Papers of John Adams, volume 20
I cannot give up my dear Latin and Greek although Fortune has never
permitted me to enjoy so much of them as I wished.— I dont love you the less however for
your Indifference or even Opposition to them. Pray do you carry your Theory so far as to
wish to exclude French Italian, Spanish and Tudesque?— I begun to fear that your
multiplied phisical and other Engagements had made You forget me— But am much obliged to
you for introducing Mr Andrew Brown, to whom I wish
success.—1 I congratulate You, on the
Prospect of a new Constitution for Pensilvania.—2 Poor France I fear will bleed, for too exactly
copying your old one.
When I See Such miserable Crudities approved by Such Men as Rochefaucault & Condorcet I am disposed to think very humbly of human Understanding.
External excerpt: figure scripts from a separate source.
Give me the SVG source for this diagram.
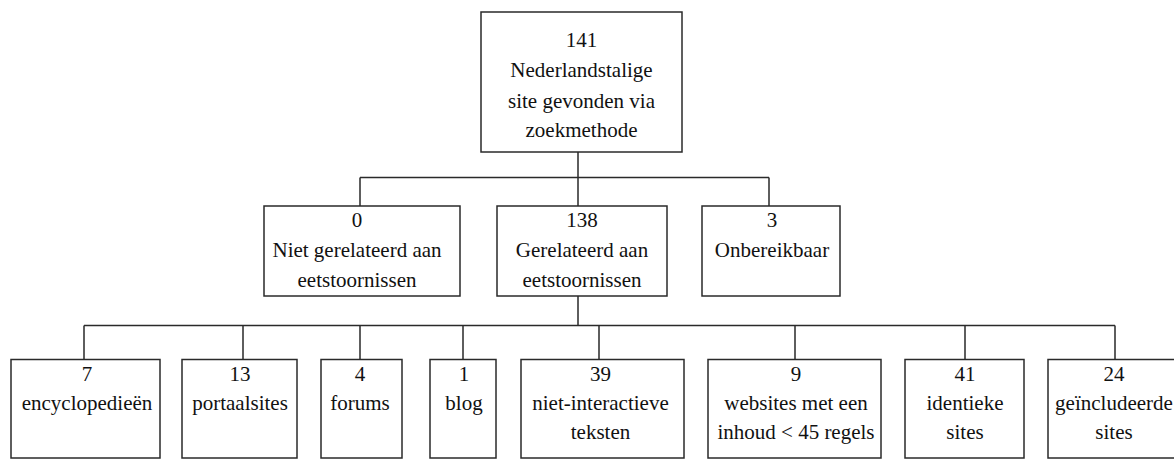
<svg xmlns="http://www.w3.org/2000/svg" width="1174" height="468" viewBox="0 0 1174 468">
<style>
.box{fill:#fff;stroke:#2a2a2a;stroke-width:1.5}
.conn{fill:none;stroke:#2a2a2a;stroke-width:1.5}
text{font-size:21px;fill:#111;text-anchor:middle}
</style>
<rect width="1174" height="468" fill="#fff"/>
<g id="connectors" class="conn">
<path d="M578,152 V177.5 M360,177.5 H769 M360,177.5 V206 M578,177.5 V206 M769,177.5 V206"/>
<path d="M578,296 V325.5 M84,325.5 H1115 M84,325.5 V359.5 M243,325.5 V359.5 M360,325.5 V359.5 M463,325.5 V359.5 M599,325.5 V359.5 M795,325.5 V359.5 M965,325.5 V359.5 M1115,325.5 V359.5"/>
</g>
<g id="nodes" font-family="Liberation Serif">
<g id="root">
<rect class="box" x="481" y="12" width="201" height="140"/>
<text x="581.5" y="47">141</text>
<text x="581.5" y="77">Nederlandstalige</text>
<text x="581.5" y="108">site gevonden via</text>
<text x="581.5" y="137">zoekmethode</text>
</g>
<g id="niet-gerelateerd">
<rect class="box" x="264" y="206" width="196" height="90"/>
<text x="357" y="227">0</text>
<text x="357" y="257">Niet gerelateerd aan</text>
<text x="357" y="287">eetstoornissen</text>
</g>
<g id="gerelateerd">
<rect class="box" x="497" y="206" width="170" height="90"/>
<text x="582" y="227">138</text>
<text x="582" y="257">Gerelateerd aan</text>
<text x="582" y="287">eetstoornissen</text>
</g>
<g id="onbereikbaar">
<rect class="box" x="702" y="206" width="138" height="90"/>
<text x="772" y="227">3</text>
<text x="772" y="257">Onbereikbaar</text>
</g>
<g id="encyclopedieen">
<rect class="box" x="11" y="359.5" width="149" height="98.5"/>
<text x="87" y="381">7</text>
<text x="87" y="410">encyclopedieën</text>
</g>
<g id="portaalsites">
<rect class="box" x="182" y="359.5" width="115" height="98.5"/>
<text x="240" y="381">13</text>
<text x="240" y="410">portaalsites</text>
</g>
<g id="forums">
<rect class="box" x="321" y="359.5" width="81" height="98.5"/>
<text x="360" y="381">4</text>
<text x="360" y="410">forums</text>
</g>
<g id="blog">
<rect class="box" x="430" y="359.5" width="66" height="98.5"/>
<text x="464" y="381">1</text>
<text x="464" y="410">blog</text>
</g>
<g id="niet-interactieve">
<rect class="box" x="521" y="359.5" width="163" height="98.5"/>
<text x="600.5" y="381">39</text>
<text x="600.5" y="410">niet-interactieve</text>
<text x="600.5" y="439">teksten</text>
</g>
<g id="websites">
<rect class="box" x="708" y="359.5" width="173" height="98.5"/>
<text x="796" y="381">9</text>
<text x="796" y="410">websites met een</text>
<text x="796" y="439">inhoud &lt; 45 regels</text>
</g>
<g id="identieke">
<rect class="box" x="905" y="359.5" width="119" height="98.5"/>
<text x="965" y="381">41</text>
<text x="965" y="410">identieke</text>
<text x="965" y="439">sites</text>
</g>
<g id="geincludeerde">
<rect class="box" x="1048" y="359.5" width="134" height="98.5"/>
<text x="1114" y="381">24</text>
<text x="1114" y="410">geïncludeerde</text>
<text x="1114" y="439">sites</text>
</g>
</g>
</svg>
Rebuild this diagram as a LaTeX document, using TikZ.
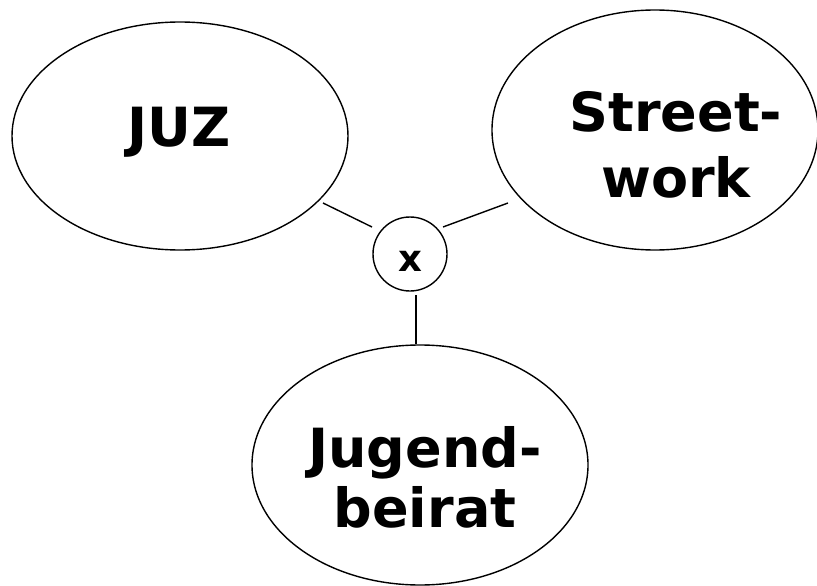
\documentclass[tikz,border=0pt]{standalone}
\usepackage{fontspec}
\setmainfont{DejaVu Sans}
\usetikzlibrary{shapes.geometric}
\tikzset{
  x=1pt, y=-1pt,
  bubble/.style={draw, ellipse, line width=1.4pt, inner sep=0pt},
  big/.style={font=\bfseries\fontsize{54}{60}\selectfont, align=center, inner sep=0pt},
  hub/.style={draw, circle, line width=1.4pt, minimum size=74pt, inner sep=0pt, text height=35pt, text depth=0pt, font=\bfseries\fontsize{37}{40}\selectfont},
  conn/.style={line width=1.4pt}
}
\begin{document}
\begin{tikzpicture}
\useasboundingbox (0,0) rectangle (817,586);
\node[bubble, minimum width=336pt, minimum height=228pt] (juz) at (180,136) {};
\node[bubble, minimum width=326pt, minimum height=240pt] (street) at (655,130) {};
\node[bubble, minimum width=336pt, minimum height=240pt] (jugend) at (420,465) {};
\node[hub] (xn) at (410,254) {x};
\node[big, anchor=base] (tjuz) at (179,146) {JUZ};
\node[big, anchor=base, font=\bfseries\fontsize{54}{66}\selectfont] (tstreet) at (676,197) {Street-\\work};
\node[big, anchor=base] (tjugend) at (425,527) {Jugend-\\beirat};
\coordinate (c1) at (323,203);
\coordinate (c2) at (372,227);
\coordinate (c3) at (443,227);
\coordinate (c4) at (508,203);
\coordinate (c5) at (416,295);
\coordinate (c6) at (416,344);
\draw[conn] (c1) -- (c2);
\draw[conn] (c3) -- (c4);
\draw[conn] (c5) -- (c6);
\end{tikzpicture}
\end{document}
Experience is lost on poor Mankind! O how I pitty them without being able to help them.
Write me when you can
Yours &c
RC (NN:Harkness Coll.); internal address: “Dr
Rush.”
Rush wrote to JA on 26 Jan. to recommend printer
Andrew Brown, publisher of the Philadelphia Gazette, who
had been “very instrumental . . . in circulating federal sentiments thro’
our state” (Adams Papers). Brown
(ca. 1744–1797), originally from Ireland, opened a “young ladies’ academy” in
Lancaster, Penn., that was “more liberal than had before been contemplated in this
country” (New York Diary, 16 Feb. 1797).
For the Pennsylvania Constitution of 1790, see Rush’s reply of 12 Feb., and note 2, below.